Optus has admitted that nearly 2,700 Triple Zero calls failed during the company’s disastrous outage in November that left millions of people without coverage and halted connectivity to businesses, train networks, and hospitals.
The outage, and Optus’s lacklustre public response, led to a parliamentary hearing during which then-CEO Kelly Bayer Rosmarin – she resigned shortly after – said only 228 calls to Triple Zero failed while the network was down.
“We have done welfare checks on all of those 228 calls and, thankfully, everybody is okay,” Bayer Rosmarin said at the time.
But late on Tuesday afternoon, Optus admitted the problem with Triple Zero calls was over 10 times as big as Bayer Rosmarin had claimed.
An internal review showed “an additional 2,468 customers” tried unsuccessfully to call Triple Zero during the outage, Optus said in a statement.
Interim CEO Michael Venter said November’s outage was a serious failure from Optus that “did not meet the standards [of its] customers and the community".
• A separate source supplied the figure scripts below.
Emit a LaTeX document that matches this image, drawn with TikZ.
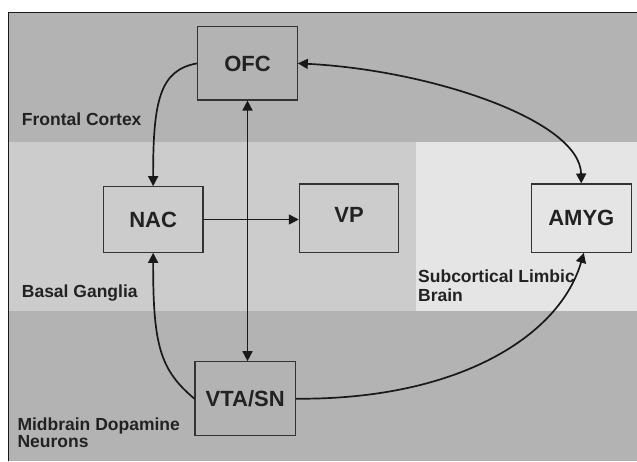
\documentclass[tikz,border=0pt]{standalone}
\usepackage{fontspec}
\setmainfont{Liberation Sans}
\usetikzlibrary{arrows.meta}
\definecolor{bandDark}{HTML}{B3B3B3}
\definecolor{bandMid}{HTML}{CCCCCC}
\definecolor{bandLight}{HTML}{E5E5E5}
\definecolor{boxLine}{HTML}{333333}
\definecolor{inkText}{HTML}{222222}
\tikzset{
  regionlabel/.style={font=\bfseries\fontsize{17.5}{19.4}\selectfont, text=inkText, inner sep=0pt, align=left, anchor=base west},
  brainbox/.style={draw=boxLine, line width=1.1pt, font=\bfseries\fontsize{22}{26}\selectfont, text=inkText, inner sep=0pt, text depth=0pt},
  conn/.style={line width=1.7pt, draw=black!90},
  tipend/.style={-{Triangle[length=10pt,width=10pt]}},
  tipboth/.style={{Triangle[length=10pt,width=10pt]}-{Triangle[length=10pt,width=10pt]}}
}
\begin{document}
\begin{tikzpicture}[x=1pt,y=-1pt]
\useasboundingbox (0,0) rectangle (637,461);
% background bands
\fill[bandDark] (8.3,12.3) rectangle (637,141.7);
\fill[bandMid] (8.3,141.7) rectangle (416,311);
\fill[bandLight] (416,141.7) rectangle (637,311);
\fill[bandDark] (8.3,311) rectangle (637,461);
\draw[line width=1pt, black!90] (8.3,461) -- (8.3,12.3) -- (637,12.3);

% region labels (base anchor = last line baseline)
\node[regionlabel] (lblFC) at (21.7,125.7) {Frontal Cortex};
\node[regionlabel] (lblBG) at (21.7,297.7) {Basal Ganglia};
\node[regionlabel] (lblSL) at (418,301.7) {Subcortical Limbic\\Brain};
\node[regionlabel, font=\bfseries\fontsize{17.5}{17.3}\selectfont] (lblMD) at (17.3,447.3) {Midbrain Dopamine\\Neurons};

% boxes
\node[brainbox, minimum width=99.6pt, minimum height=73.3pt] (OFC) at (247.5,63.35) {OFC};
\node[brainbox, minimum width=99.7pt, minimum height=65.6pt] (NAC) at (153.15,219.5) {NAC};
\node[brainbox, minimum width=99.4pt, minimum height=68.3pt, text depth=6pt] (VP) at (349,218.15) {VP};
\node[brainbox, minimum width=100pt, minimum height=68.3pt] (AMYG) at (581.3,218.15) {AMYG};
\node[brainbox, minimum width=100.3pt, minimum height=74pt] (VTA) at (245.15,398.7) {VTA/SN};

% connectors
\draw[conn, tipend] (OFC.west) .. controls (160,70) and (153,100) .. (NAC.north);
\draw[conn, tipend] (VTA.west) .. controls (160,370) and (153,345) .. (NAC.south);
\draw[conn, tipboth] (OFC.south) -- (OFC.south |- VTA.north);
\draw[conn, tipend] (NAC.east) -- (VP.west |- NAC.east);
\draw[conn, tipboth] (OFC.east) .. controls (430,70) and (580,120) .. (AMYG.north);
\draw[conn, tipend] (VTA.east) .. controls (460,400) and (560,335) .. ([xshift=2.5pt]AMYG.south);
\end{tikzpicture}
\end{document}
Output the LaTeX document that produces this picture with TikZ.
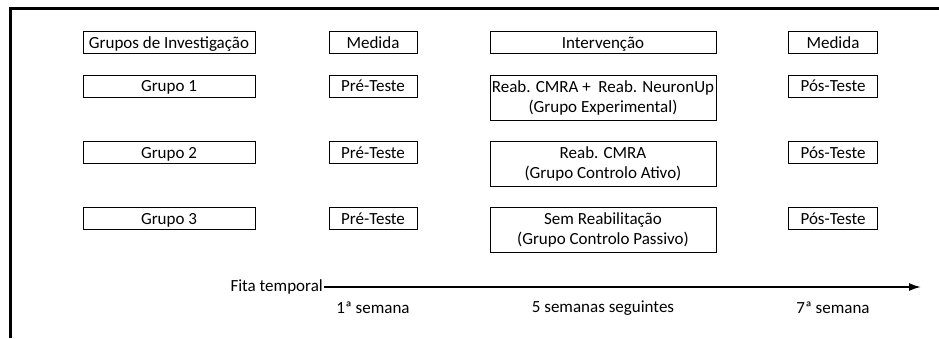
\documentclass[tikz,border=0pt]{standalone}
\usepackage{fontspec}
\setmainfont{Carlito}
\usetikzlibrary{arrows.meta}

\begin{document}
\begin{tikzpicture}[x=1pt, y=-1pt, font=\fontsize{17}{20}\selectfont,
    box/.style={rectangle, draw, line width=0.9pt, inner sep=0pt, align=center, minimum height=22pt, text height=13.5pt, text depth=2pt},
    twoline/.style={box, minimum height=45pt, text height=, text depth=}]
    \useasboundingbox (0,0) rectangle (939,338);
    % frame (cropped)
    \draw [line width=3pt] (10,338) -- (10,8) -- (939,8);

    % header row
    \node (grupos) at (169,42.5) [box, minimum width=172pt] {Grupos de Investigação};
    \node (medA) at (373,42.5) [box, minimum width=88pt] {Medida};
    \node (interv) at (603,42.5) [box, minimum width=226pt] {Intervenção};
    \node (medB) at (833,42.5) [box, minimum width=89pt] {Medida};

    % Grupo 1
    \node (g1) at (169,86) [box, minimum width=172pt] {Grupo 1};
    \node (pre1) at (373,86) [box, minimum width=88pt] {Pré-Teste};
    \node (reab1) at (603,97.5) [twoline, minimum width=226pt] {Reab. CMRA +\ \ Reab. NeuronUp\\(Grupo Experimental)};
    \node (pos1) at (833,86) [box, minimum width=89pt] {Pós-Teste};

    % Grupo 2
    \node (g2) at (169,152.5) [box, minimum width=172pt] {Grupo 2};
    \node (pre2) at (373,152.5) [box, minimum width=88pt] {Pré-Teste};
    \node (reab2) at (603,163.5) [twoline, minimum width=226pt] {Reab. CMRA\\(Grupo Controlo Ativo)};
    \node (pos2) at (833,152.5) [box, minimum width=89pt] {Pós-Teste};

    % Grupo 3
    \node (g3) at (169,218.5) [box, minimum width=172pt] {Grupo 3};
    \node (pre3) at (373,218.5) [box, minimum width=88pt] {Pré-Teste};
    \node (reab3) at (603,229.5) [twoline, minimum width=226pt] {Sem Reabilitação\\(Grupo Controlo Passivo)};
    \node (pos3) at (833,218.5) [box, minimum width=89pt] {Pós-Teste};

    % time line
    \node (fita) at (324,287) [anchor=east, inner sep=1pt] {Fita temporal};
    \coordinate (fim) at (921,287);
    \draw [-{Latex[length=12pt, width=8pt]}, line width=1.8pt] (fita) -- (fim);

    \node (sem1) at (373,308) {1ª semana};
    \node (sem5) at (603,308) {5 semanas seguintes};
    \node (sem7) at (833,308) {7ª semana};
\end{tikzpicture}
\end{document}
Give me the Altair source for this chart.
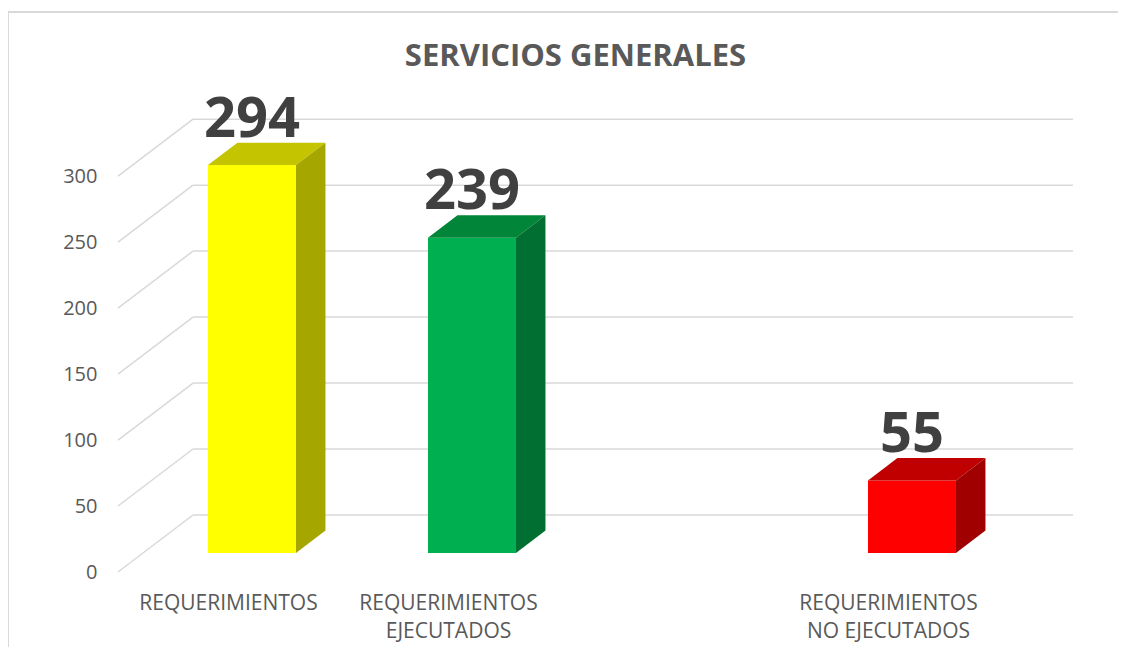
import altair as alt
import pandas as pd

# ---- data ----
categories = ["REQUERIMIENTOS", "REQUERIMIENTOS\nEJECUTADOS", "", "REQUERIMIENTOS\nNO EJECUTADOS"]
values = [294, 239, None, 55]
front_colors = ["#FFFF00", "#00B050", None, "#FF0000"]
top_colors = ["#C4C400", "#008539", None, "#C00000"]
side_colors = ["#A6A600", "#006F31", None, "#A00000"]
y_ticks = [0, 50, 100, 150, 200, 250, 300]
title_text = "SERVICIOS GENERALES"

# ---- 3D geometry (style, in data units) ----
BAR_W = 0.40
BAR_SHIFT_X = 0.109
BAR_SHIFT_Y = 14.4
DEPTH_X = 0.134
DEPTH_Y = 17.0
WALL_X = 0.341
WALL_Y = 43.2
X_MAX = 4.35
Y_MAX = 360

xs = alt.Scale(domain=[0, X_MAX], nice=False, zero=False)
ys = alt.Scale(domain=[0, Y_MAX], nice=False, zero=False)

# gridlines: back wall + side wall diagonals
grid_rows = []
for v in y_ticks:
    grid_rows.append({"x": WALL_X, "x2": X_MAX - 0.009, "y": v + WALL_Y, "y2": v + WALL_Y})
    grid_rows.append({"x": 0.0, "x2": WALL_X, "y": v, "y2": v + WALL_Y})
grid = pd.DataFrame(grid_rows)

front_rows, face_rows, label_rows = [], [], []
keys, key_colors = [], []
for i, v in enumerate(values):
    if v is None:
        continue
    c = i + 0.5 + BAR_SHIFT_X
    xl, xr = c - BAR_W / 2, c + BAR_W / 2
    yb, yt = BAR_SHIFT_Y, BAR_SHIFT_Y + v
    front_rows.append({"k": f"f{i}", "x": xl, "x2": xr, "y": yb, "y2": yt})
    keys.append(f"f{i}"); key_colors.append(front_colors[i])
    # top face
    for px, py, py2 in [(xl, yt, yt), (xl + DEPTH_X, yt + DEPTH_Y, yt),
                        (xr, yt + DEPTH_Y, yt), (xr + DEPTH_X, yt + DEPTH_Y, yt + DEPTH_Y)]:
        face_rows.append({"k": f"t{i}", "x": px, "y": py, "y2": py2})
    keys.append(f"t{i}"); key_colors.append(top_colors[i])
    # side face
    for px, py, py2 in [(xr, yt, yb), (xr + DEPTH_X, yt + DEPTH_Y, yb + DEPTH_Y)]:
        face_rows.append({"k": f"s{i}", "x": px, "y": py, "y2": py2})
    keys.append(f"s{i}"); key_colors.append(side_colors[i])
    label_rows.append({"x": c, "y": yt + DEPTH_Y, "t": str(v)})

fronts = pd.DataFrame(front_rows)
faces = pd.DataFrame(face_rows)
labels = pd.DataFrame(label_rows)

color = alt.Color("k:N", scale=alt.Scale(domain=keys, range=key_colors), legend=None)

lines_js = "[" + ",".join("[" + ",".join("'" + p + "'" for p in cat.split("\n")) + "]" for cat in categories) + "]"
label_expr = lines_js + "[floor(datum.value)]"

x_axis = alt.Axis(values=[i + 0.5 for i, v in enumerate(values) if v is not None],
                  labelExpr=label_expr, title=None, domain=False, ticks=False, grid=False,
                  labelFontSize=21, labelColor="#595959", labelFont="Open Sans",
                  labelPadding=20, labelLineHeight=28, labelAngle=0)
y_axis = alt.Axis(values=y_ticks, title=None, domain=False, ticks=False, grid=False,
                  labelFontSize=20, labelColor="#595959", labelFont="Open Sans",
                  labelPadding=21)

frame = alt.Chart(pd.DataFrame({"a": [0]})).mark_rect(
    fill="transparent", stroke="#D9D9D9", strokeWidth=2
).encode(x=alt.value(-110), x2=alt.value(1010), y=alt.value(-85), y2=alt.value(600))

grid_layer = alt.Chart(grid).mark_rule(color="#D9D9D9", strokeWidth=1.5).encode(
    x=alt.X("x:Q", scale=xs, axis=x_axis), x2="x2:Q",
    y=alt.Y("y:Q", scale=ys, axis=y_axis), y2="y2:Q")

front_layer = alt.Chart(fronts).mark_rect().encode(
    x=alt.X("x:Q", scale=xs), x2="x2:Q",
    y=alt.Y("y:Q", scale=ys), y2="y2:Q", color=color)

face_layer = alt.Chart(faces).mark_area(orient="vertical", interpolate="linear").encode(
    x=alt.X("x:Q", scale=xs),
    y=alt.Y("y:Q", scale=ys, stack=None), y2="y2:Q",
    color=color, detail="k:N")

label_layer = alt.Chart(labels).mark_text(
    baseline="alphabetic", dy=-6, fontSize=56, fontWeight="bold",
    font="Open Sans", color="#404040"
).encode(x=alt.X("x:Q", scale=xs), y=alt.Y("y:Q", scale=ys), text="t:N")

chart = alt.layer(frame, grid_layer, front_layer, face_layer, label_layer).properties(
    width=957, height=475,
    autosize=alt.AutoSizeParams(type="none"),
    padding={"left": 110, "top": 89, "right": 43, "bottom": 75},
    title=alt.TitleParams(title_text, fontSize=31, font="Open Sans", fontWeight="bold",
                          color="#595959", anchor="middle", dx=-21, dy=66),
).configure_view(stroke=None).resolve_scale(color="shared")

chart.save("out.html", embed_options={"renderer": "svg", "actions": False})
“I offer my deepest apologies to all those customers who were unable to access Triple Zero services during the outage and did not receive a follow-up check from us,” he said.
“We are writing to each customer individually to apologise for this and provide the opportunity to discuss their specific circumstances and whether there is anything we can do to assist them further.”
All telcos are obligated to conduct welfare checks on anyone who failed to make an emergency call during a network outage.
Those checks can be as little as an SMS message or phone call that, if unanswered, lead to police being called out to the customer’s property.
Welfare checks were mandated following a 2018 Telstra outage that led to over 1,400 people being unable to reach Triple Zero.
According to a formal investigation into that outage, there was an instance when a person couldn’t call Triple Zero while their house was on fire and instead drove to their nearest fire station to sound the alarm.
Communications Minister Michelle Rowland said Optus’s initial failure to identify that nearly 2,500 extra customers had failed to get through to Triple Zero was “a deeply concerning development”.
“Optus has advised it will commence a process to contact impacted customers and the government has conveyed its expectation this occur expeditiously.”
Optus has not explained how there could be such a massive discrepancy between what it first reported and the updated figures it coughed up two-and-a-half months later.
A spokesperson said the telco will let a third party “undertake a review of our processes supporting our welfare check obligations”.
“We will commit to implement any recommendations of this independent review and share the findings with the [Australian Communications and Media Authority] ACMA and the Senate Committee.”